E quello che oggi accade in agricoltura non è che un aspetto di ciò che in generale testimonia il nostro tempo: un’apparente marcia dell’umanità verso la riduzione, verso l’uniformità, verso le monocolture e le monoculture, verso un solo modo di vivere (ma anche di nascere e poi di morire), verso un solo gusto, una sola idea di società, una sola narrazione di civiltà, una standardizzazione degli stili di vita e di modelli di consumo pressoché uguali (stessi mobili, stessi abiti, stesso cibo, stessi programmi, stesse distrazioni, stesse mete) alle più differenti latitudini, indifferenti agli orientamenti personali e ai sogni di ciascuno, eterodirette da chi controlla i processi di produzione e, più in generale, il mercato, con tutto il corollario di non conoscenza, di intolleranza e persino di ostilità per ciò che sfugge allo standard, ai modelli dominanti, per ciò che è differente (ma solo differente, vario, non diverso!).
Qualunque strada riconduca alla riscoperta e al gusto della varietà, delle molte forme, dei mille colori, è un toccasana, un antidoto al grigiore, alla monotonia e persino, più in generale, a derive antidemocratiche, quelle che per loro intima natura non possono ammettere le differenze, le idee e i comportamenti difformi, e gli scostamenti dalla regola.

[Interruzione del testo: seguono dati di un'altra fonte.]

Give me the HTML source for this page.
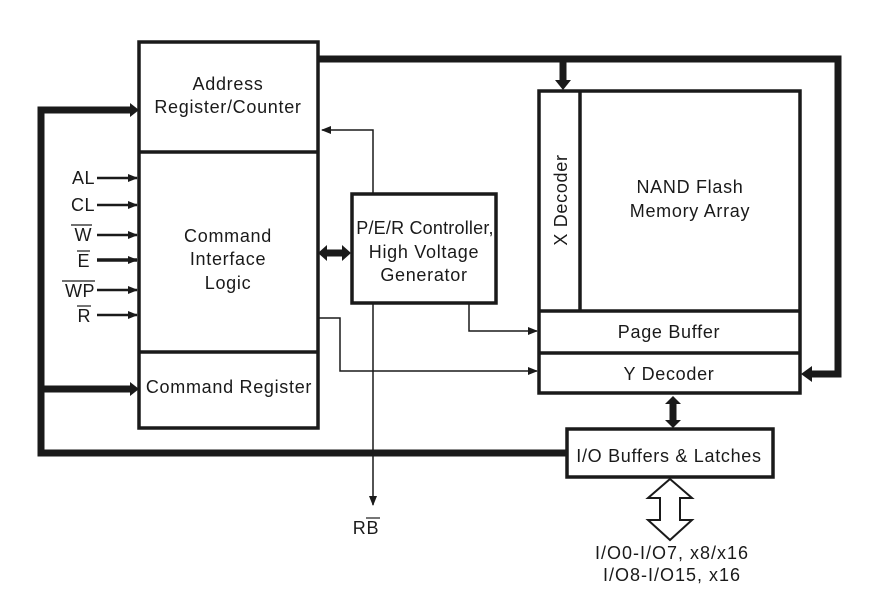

Su questa strada, nel piccolo di un settore particolare, si muove anche l’attività di quei coltivatori che recuperano le molteplici varietà ignorate dal mercato e, come Bottari, addirittura le sanno moltiplicare, dando vita a ciò che prima era solo una possibilità: come la patata da seme-vero chiamata Rubra Spes. E se poi si scopre, come racconta il raccolto ricavato ieri al Minceto, che nello sforzo di moltiplicazione affiorano colture che – senza trucchi e forzature – possono essere anche straordinariamente produttive, e che l’attenzione alla varietà oltre che bellezza genera anche più vita, beh… tanto meglio!